A segunda, políticas de defesa nacional (nacionalismo econômico): aumento do investimento público, crescimento moderado dos salários e do consumo, inflação acima de 4%, declínio do valor das ações e dos imóveis, aumento da dívida e redução da riqueza das famílias em 8,5%.

A terceira, uma recessão prolongada: política fiscal austera, forte aperto fiscal e contenção da inflação, altas taxas de juros, queda no valor dos ativos, crise de liquidez, crise da dívida global, demanda fraca, zombificação das empresas; crescimento do PIB 1 ponto percentual menor do que na década anterior, queda de 30% ou mais no valor real das ações e dos imóveis. 

Finalmente, o produtivismo baseado no aumento do investimento em novas tecnologias: crescimento do PIB de 1% acima da década anterior, inflação controlada, políticas públicas industriais, valores imobiliários estagnados e em queda em relação ao PIB, nova onda de economias emergentes. Essa última opção, a menos conflituosa, é muito parecida com a apontada há mais de 100 anos por Luxemburgo, só que ela já viu a saturação desse caminho. E quanto à produtividade, não há caminho para superar os limites estruturais que o próprio Instituto menciona com relação às tecnologias de rápida obsolescência.

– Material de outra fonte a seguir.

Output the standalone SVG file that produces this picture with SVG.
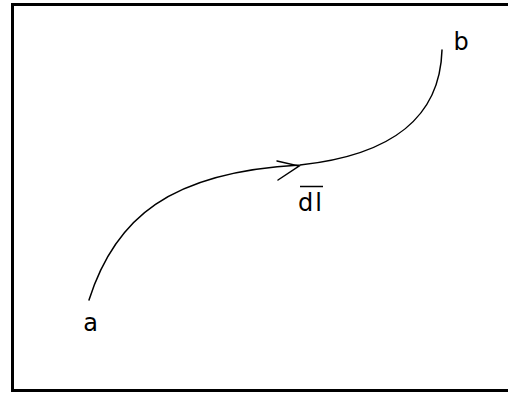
<svg xmlns="http://www.w3.org/2000/svg" width="508" height="393" viewBox="0 0 508 393">
<style>
.lbl{font-family:"DejaVu Sans",sans-serif;font-size:24px;fill:#000}
.ln{fill:none;stroke:#000;stroke-width:1.5;stroke-linecap:round}
</style>
<rect x="0" y="0" width="508" height="393" fill="#fff"/>
<rect x="12.5" y="4.5" width="520" height="386" fill="none" stroke="#000" stroke-width="3"/>
<g id="connectors">
<path class="ln" d="M89,300 C115,218 170,172 300,165 C392,155 440,118 442,50"/>
<polyline class="ln" points="277,161 299,166 278,180"/>
</g>
<g id="a"><text class="lbl" x="90.5" y="331" text-anchor="middle">a</text></g>
<g id="b"><text class="lbl" x="461" y="50" text-anchor="middle">b</text></g>
<g id="dl"><text class="lbl" x="298" y="211" letter-spacing="2">dl</text><line x1="300" y1="186.5" x2="323" y2="186.5" stroke="#000" stroke-width="1.5"/></g>
</svg>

Em suma, os fanáticos do capitalismo perderam seu otimismo histórico. Eles não apenas nos mostram com dados um modelo de desenvolvimento neoliberal em declínio, mas também um capitalismo estruturalmente cansado, fissurado, sem um horizonte de esperança capaz de lançar o mundo em um novo estágio de prosperidade. Quase como uma fera irracional que devora a si mesma. Portanto, não há dúvida de que, nestes tempos de incerteza pessimista, deveríamos mais uma vez tirar a poeira e enriquecer os debates marxistas de longo alcance sobre as condições do “colapso” capitalista.